I knew then that I had to leave Syria. It was death or my life. I escaped to Lebanon staying at a LGBT safe house for six months. I struggled in Lebanon and left to Turkey where I lived for two years awaiting the fate of my future.

It was in Turkey that I became a stronger, out activist and found ORAM -- Organization for Refugee, Asylum and Migration. For the first time in my life I didn't feel alone. I was surrounded by impassioned activists who genuinely cared and wanted to protect me and my friends.

This became more important as my activism attracted the attention of militants back home in Syria. They threatened my life, especially when a friend of mine who joined ISIL told a mutual friend that he wanted to kill me because I am gay. He told me ominously that "I would see his face soon." Around the same time my family also called urging me to return home. I do not know if they were cooperating with ISIL or if they were threatened. I just knew that I was still not safe.

A couple of months ago I started my new life in the U.S. I also have been continuing my work at ORAM to help other refugees like me. You see, it's not over. In fact, the situation is perhaps growing more desperate and urgent than ever.

There are at least 400 other LGBT Syrian refugees right now in Turkey awaiting their turn to get to a safe host country. Turkey, which is a temporary host country for refugees, is becoming more hostile toward LGBTs by the day. I receive messages daily from my friends showing me photos of where police pellets hit them during the attack on Istanbul Pride in June, and telling me about escalating harassment and violence against LGBT people throughout July, including a gay activist being raped in his home. In Istanbul and Ankara, groups raised banners calling for gays to be killed. My friends are feeling alone and terrified about what might happen to them; the same loneliness and fear that I once felt.
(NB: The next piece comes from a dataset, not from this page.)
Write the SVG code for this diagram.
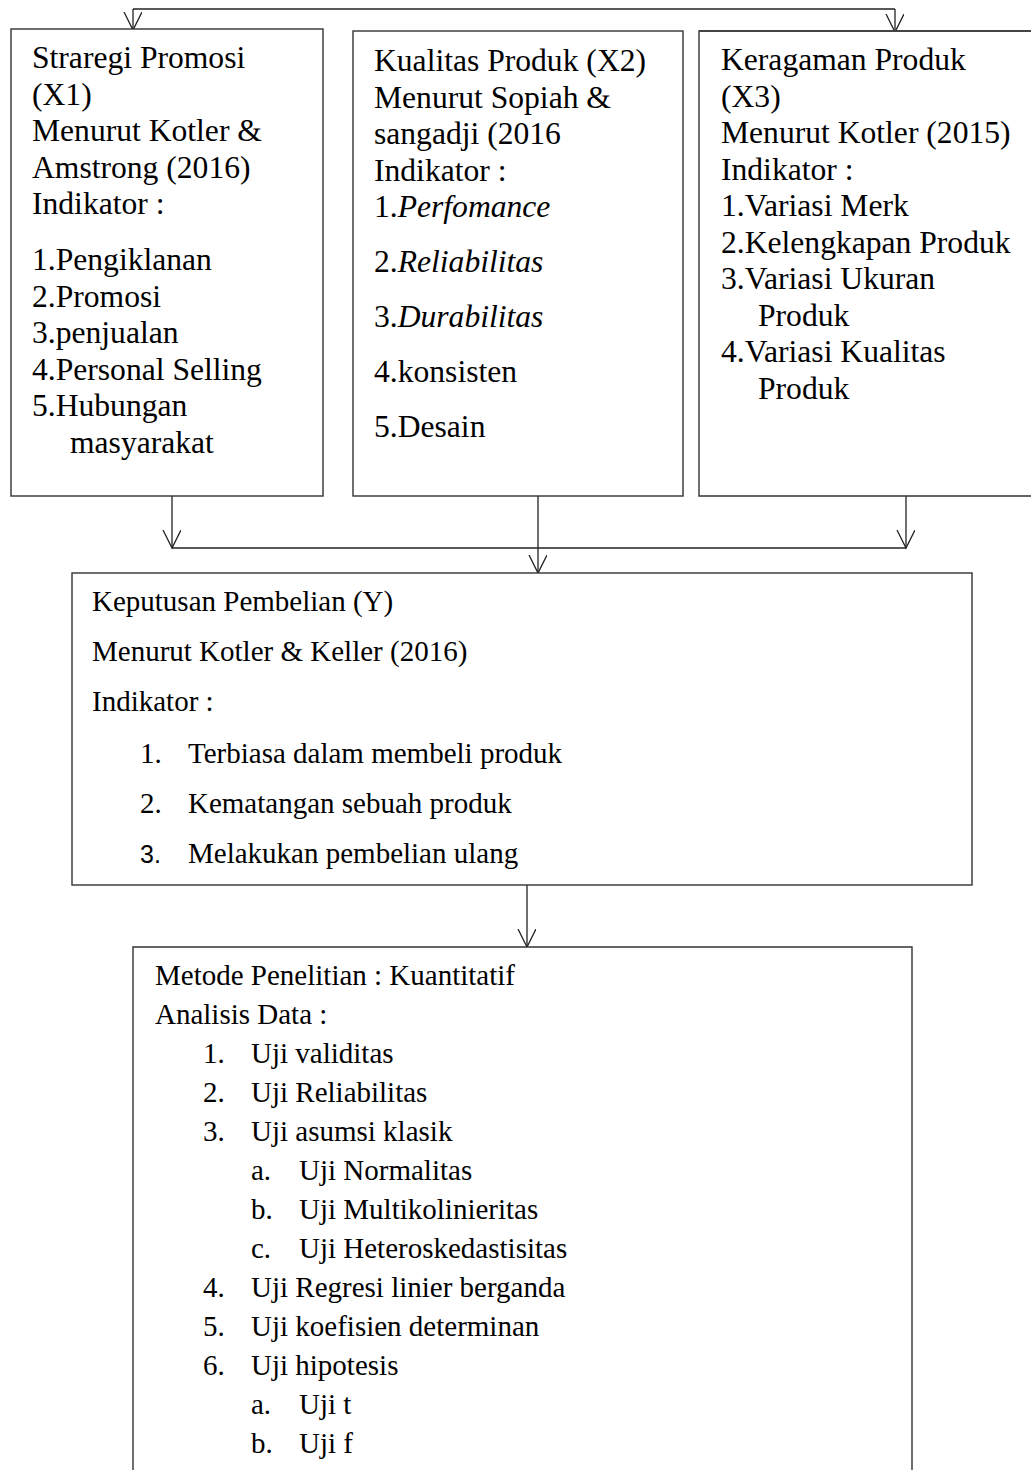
<svg xmlns="http://www.w3.org/2000/svg" width="1031" height="1470" viewBox="0 0 1031 1470">
<defs>
<style>
.box{fill:#fff;stroke:#333;stroke-width:1.4}
.ln{fill:none;stroke:#222;stroke-width:1.3}
.t{font-family:"Liberation Serif","Times New Roman",serif;font-size:31.6px;fill:#000}
.s{font-family:"Liberation Serif","Times New Roman",serif;font-size:29px;fill:#000}
.i{font-style:italic}
.sans{font-family:"Liberation Sans",Arial,sans-serif;font-size:25px}
</style>
<marker id="ah" markerWidth="20" markerHeight="22" refX="18" refY="9" orient="auto" markerUnits="userSpaceOnUse" viewBox="0 0 20 22">
<path d="M0,0 L18,9 L0,18" fill="none" stroke="#222" stroke-width="1.3"/>
</marker>
</defs>
<rect width="1031" height="1470" fill="#fff"/>

<g id="connectors">
<path class="ln" d="M133,9 H895"/>
<path class="ln" d="M133,9 V30" marker-end="url(#ah)"/>
<path class="ln" d="M895,9 V32" marker-end="url(#ah)"/>
<path class="ln" d="M172,496 V548" marker-end="url(#ah)"/>
<path class="ln" d="M906,496 V548" marker-end="url(#ah)"/>
<path class="ln" d="M172,548 H906"/>
<path class="ln" d="M538,494 V573" marker-end="url(#ah)"/>
<path class="ln" d="M527,885 V947" marker-end="url(#ah)"/>
</g>

<g id="node-x1">
<rect class="box" x="11" y="29" width="312" height="467"/>
<text class="t" x="32" y="68">Straregi Promosi</text>
<text class="t" x="32" y="104.5">(X1)</text>
<text class="t" x="32" y="141">Menurut Kotler &amp;</text>
<text class="t" x="32" y="177.5">Amstrong (2016)</text>
<text class="t" x="32" y="214">Indikator :</text>
<text class="t" x="32" y="270">1.Pengiklanan</text>
<text class="t" x="32" y="306.5">2.Promosi</text>
<text class="t" x="32" y="343">3.penjualan</text>
<text class="t" x="32" y="379.5">4.Personal Selling</text>
<text class="t" x="32" y="416">5.Hubungan</text>
<text class="t" x="70" y="452.5">masyarakat</text>
</g>

<g id="node-x2">
<rect class="box" x="353" y="31" width="330" height="465"/>
<text class="t" x="374" y="71">Kualitas Produk (X2)</text>
<text class="t" x="374" y="107.5">Menurut Sopiah &amp;</text>
<text class="t" x="374" y="144">sangadji (2016</text>
<text class="t" x="374" y="180.5">Indikator :</text>
<text class="t" x="374" y="217">1.<tspan class="i">Perfomance</tspan></text>
<text class="t" x="374" y="272">2.<tspan class="i">Reliabilitas</tspan></text>
<text class="t" x="374" y="327">3.<tspan class="i">Durabilitas</tspan></text>
<text class="t" x="374" y="382">4.konsisten</text>
<text class="t" x="374" y="437">5.Desain</text>
</g>

<g id="node-x3">
<path class="box" d="M1040,496 H699 V31 H1040"/>
<path d="M699,31 H1031" stroke="#444" stroke-width="2.2" fill="none"/>
<text class="t" x="721" y="70">Keragaman Produk</text>
<text class="t" x="721" y="106.5">(X3)</text>
<text class="t" x="721" y="143">Menurut Kotler (2015)</text>
<text class="t" x="721" y="179.5">Indikator :</text>
<text class="t" x="721" y="216">1.Variasi Merk</text>
<text class="t" x="721" y="252.5">2.Kelengkapan Produk</text>
<text class="t" x="721" y="289">3.Variasi Ukuran</text>
<text class="t" x="758" y="325.5">Produk</text>
<text class="t" x="721" y="362">4.Variasi Kualitas</text>
<text class="t" x="758" y="398.5">Produk</text>
</g>

<g id="node-y">
<rect class="box" x="72" y="573" width="900" height="312"/>
<text class="s" x="92" y="611">Keputusan Pembelian (Y)</text>
<text class="s" x="92" y="661">Menurut Kotler &amp; Keller (2016)</text>
<text class="s" x="92" y="711">Indikator :</text>
<text class="s" x="140" y="763">1.</text>
<text class="s" x="188" y="763">Terbiasa dalam membeli produk</text>
<text class="s" x="140" y="813">2.</text>
<text class="s" x="188" y="813">Kematangan sebuah produk</text>
<text class="s sans" x="140" y="863">3.</text>
<text class="s" x="188" y="863">Melakukan pembelian ulang</text>
</g>

<g id="node-metode">
<path class="box" d="M133,1480 V947 H912 V1480"/>
<text class="s" x="155" y="985">Metode Penelitian : Kuantitatif</text>
<text class="s" x="155" y="1024">Analisis Data :</text>
<text class="s" x="203" y="1063">1.</text><text class="s" x="251" y="1063">Uji validitas</text>
<text class="s" x="203" y="1102">2.</text><text class="s" x="251" y="1102">Uji Reliabilitas</text>
<text class="s" x="203" y="1141">3.</text><text class="s" x="251" y="1141">Uji asumsi klasik</text>
<text class="s" x="251" y="1180">a.</text><text class="s" x="299" y="1180">Uji Normalitas</text>
<text class="s" x="251" y="1219">b.</text><text class="s" x="299" y="1219">Uji Multikolinieritas</text>
<text class="s" x="251" y="1258">c.</text><text class="s" x="299" y="1258">Uji Heteroskedastisitas</text>
<text class="s" x="203" y="1297">4.</text><text class="s" x="251" y="1297">Uji Regresi linier berganda</text>
<text class="s" x="203" y="1336">5.</text><text class="s" x="251" y="1336">Uji koefisien determinan</text>
<text class="s" x="203" y="1375">6.</text><text class="s" x="251" y="1375">Uji hipotesis</text>
<text class="s" x="251" y="1414">a.</text><text class="s" x="299" y="1414">Uji t</text>
<text class="s" x="251" y="1453">b.</text><text class="s" x="299" y="1453">Uji f</text>
</g>
</svg>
Through ORAM I am working to pave the way for my friends and other refugees -- human rights defenders, LGBT, religious, women and anyone who is persecuted for who they are or their beliefs -- escape to a safe haven and ultimately to a new place they can call home.

We may not be able to do much to improve conditions for LGBT people in Syria, Iraq or other countries. But we sure can help the individuals who manage to escape.